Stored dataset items
☆ ☆ ☆ ☆ ☆ ☆ ☆
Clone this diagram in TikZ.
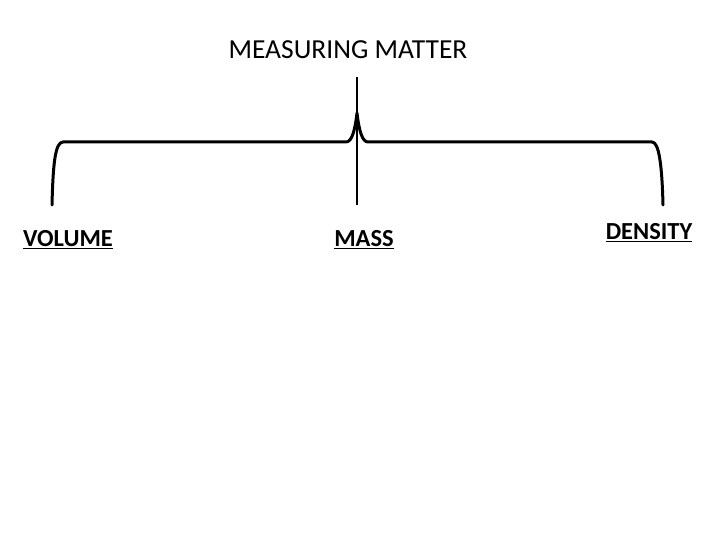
\documentclass[tikz,border=0pt]{standalone}
\usepackage{fontspec}
\setmainfont{Carlito}
\begin{document}
\begin{tikzpicture}[x=1pt,y=-1pt,
  brace/.style={line width=3pt,line cap=round,line join=round},
  leaf/.style={font=\fontsize{24.5}{28}\selectfont\bfseries,anchor=base,inner sep=0pt}]
\useasboundingbox (0,0) rectangle (720,540);
\node[anchor=base,inner sep=0pt,font=\fontsize{27.5}{30}\selectfont] (title) at (348,59) {MEASURING MATTER};
\node[leaf] (vol) at (68,247) {\underline{VOLUME}};
\node[leaf] (mass) at (364,247) {\underline{MASS}};
\node[leaf] (den) at (649,240) {\underline{DENSITY}};
\coordinate (top) at (357,77);
\coordinate (bot) at (357,205);
\draw[brace] (52,205) .. controls (53,165) and (55,142) .. (63,142) -- (346,142)
  .. controls (352,142) and (355,130) .. (357,113)
  .. controls (359,130) and (362,142) .. (368,142) -- (652,142)
  .. controls (659,142) and (662,165) .. (663,205);
\draw[line width=2.8pt] (top) -- (bot);
\end{tikzpicture}
\end{document}
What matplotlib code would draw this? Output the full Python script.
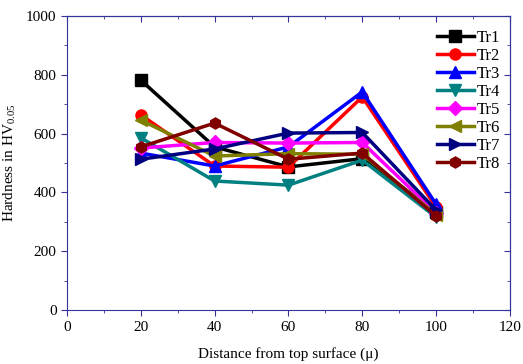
import numpy as np
import matplotlib.pyplot as plt
from matplotlib.ticker import MultipleLocator

plt.rcParams['font.family'] = ['Liberation Serif', 'DejaVu Serif']
plt.rcParams['mathtext.fontset'] = 'custom'
plt.rcParams['mathtext.rm'] = 'Liberation Serif'
plt.rcParams['mathtext.it'] = 'Liberation Serif:italic'

depth = [20, 40, 60, 80, 100]
tr1 = [782, 555, 487, 515, 335]
tr2 = [664, 490, 486, 725, 350]
tr3 = [534, 490, 555, 742, 360]
tr4 = [586, 439, 425, 510, 316]
tr5 = [551, 570, 568, 570, 330]
tr6 = [646, 524, 532, 530, 325]
tr7 = [513, 548, 602, 604, 340]
tr8 = [555, 636, 513, 534, 320]

series = [("Tr1", tr1, "black", "s"),
          ("Tr2", tr2, "red", "o"),
          ("Tr3", tr3, "blue", "^"),
          ("Tr4", tr4, "#008080", "v"),
          ("Tr5", tr5, "magenta", "D"),
          ("Tr6", tr6, "#808000", "<"),
          ("Tr7", tr7, "#000080", ">"),
          ("Tr8", tr8, "#800000", "h")]

fig = plt.figure(figsize=(5.23, 3.64), dpi=100)
ax = fig.add_axes([0.128, 0.148, 0.847, 0.808])

for name, vals, col, mk in series:
    ms = 7 if mk == "D" else 8
    ax.plot(depth, vals, color=col, marker=mk, markersize=ms, linewidth=2.5, label=name)

ax.set_xlim(0, 120)
ax.set_ylim(0, 1000)
ax.xaxis.set_major_locator(MultipleLocator(20))
ax.xaxis.set_minor_locator(MultipleLocator(10))
ax.yaxis.set_major_locator(MultipleLocator(200))
ax.yaxis.set_minor_locator(MultipleLocator(100))

spine_col = "#333399"
for s in ax.spines.values():
    s.set_color(spine_col)
ax.tick_params(which="both", direction="out", color=spine_col, labelsize=11, top=False, right=False)
ax.tick_params(which="major", length=4)
ax.tick_params(which="minor", length=2.5)
ax2 = ax.secondary_xaxis("top")
ax2.xaxis.set_major_locator(MultipleLocator(20))
ax2.xaxis.set_minor_locator(MultipleLocator(10))
ax2.tick_params(which="both", direction="in", color=spine_col, labeltop=False)
ax2.tick_params(which="major", length=4)
ax2.tick_params(which="minor", length=2.5)
ax2.spines["top"].set_color(spine_col)
ay2 = ax.secondary_yaxis("right")
ay2.yaxis.set_major_locator(MultipleLocator(200))
ay2.yaxis.set_minor_locator(MultipleLocator(100))
ay2.tick_params(which="both", direction="in", color=spine_col, labelright=False)
ay2.tick_params(which="major", length=4)
ay2.tick_params(which="minor", length=2.5)
ay2.spines["right"].set_color(spine_col)

ax.set_xlabel("Distance from top surface (\u03bc)", fontsize=11, labelpad=10)
ax.set_ylabel("Hardness in HV$_{0.05}$", fontsize=11, labelpad=6)

ax.legend(loc="upper right", bbox_to_anchor=(0.997, 0.98), frameon=False, fontsize=12,
          handlelength=2.2, labelspacing=0.12, handletextpad=0.2, borderaxespad=0.1)

fig.savefig("out.png", dpi=100)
☆ ☆ ☆ ☆ ☆ ☆ ☆
STATED PROBLEM> Skip all pictures. Output only the lines from the one containing "What matplotlib code" to the one containing "ax.yaxis.set_minor_locator(MultipleLocator(100))", both lines included.

RESULT FOR THIS TASK>
What matplotlib code would draw this? Output the full Python script.
import numpy as np
import matplotlib.pyplot as plt
from matplotlib.ticker import MultipleLocator

plt.rcParams['font.family'] = ['Liberation Serif', 'DejaVu Serif']
plt.rcParams['mathtext.fontset'] = 'custom'
plt.rcParams['mathtext.rm'] = 'Liberation Serif'
plt.rcParams['mathtext.it'] = 'Liberation Serif:italic'

depth = [20, 40, 60, 80, 100]
tr1 = [782, 555, 487, 515, 335]
tr2 = [664, 490, 486, 725, 350]
tr3 = [534, 490, 555, 742, 360]
tr4 = [586, 439, 425, 510, 316]
tr5 = [551, 570, 568, 570, 330]
tr6 = [646, 524, 532, 530, 325]
tr7 = [513, 548, 602, 604, 340]
tr8 = [555, 636, 513, 534, 320]

series = [("Tr1", tr1, "black", "s"),
          ("Tr2", tr2, "red", "o"),
          ("Tr3", tr3, "blue", "^"),
          ("Tr4", tr4, "#008080", "v"),
          ("Tr5", tr5, "magenta", "D"),
          ("Tr6", tr6, "#808000", "<"),
          ("Tr7", tr7, "#000080", ">"),
          ("Tr8", tr8, "#800000", "h")]

fig = plt.figure(figsize=(5.23, 3.64), dpi=100)
ax = fig.add_axes([0.128, 0.148, 0.847, 0.808])

for name, vals, col, mk in series:
    ms = 7 if mk == "D" else 8
    ax.plot(depth, vals, color=col, marker=mk, markersize=ms, linewidth=2.5, label=name)

ax.set_xlim(0, 120)
ax.set_ylim(0, 1000)
ax.xaxis.set_major_locator(MultipleLocator(20))
ax.xaxis.set_minor_locator(MultipleLocator(10))
ax.yaxis.set_major_locator(MultipleLocator(200))
ax.yaxis.set_minor_locator(MultipleLocator(100))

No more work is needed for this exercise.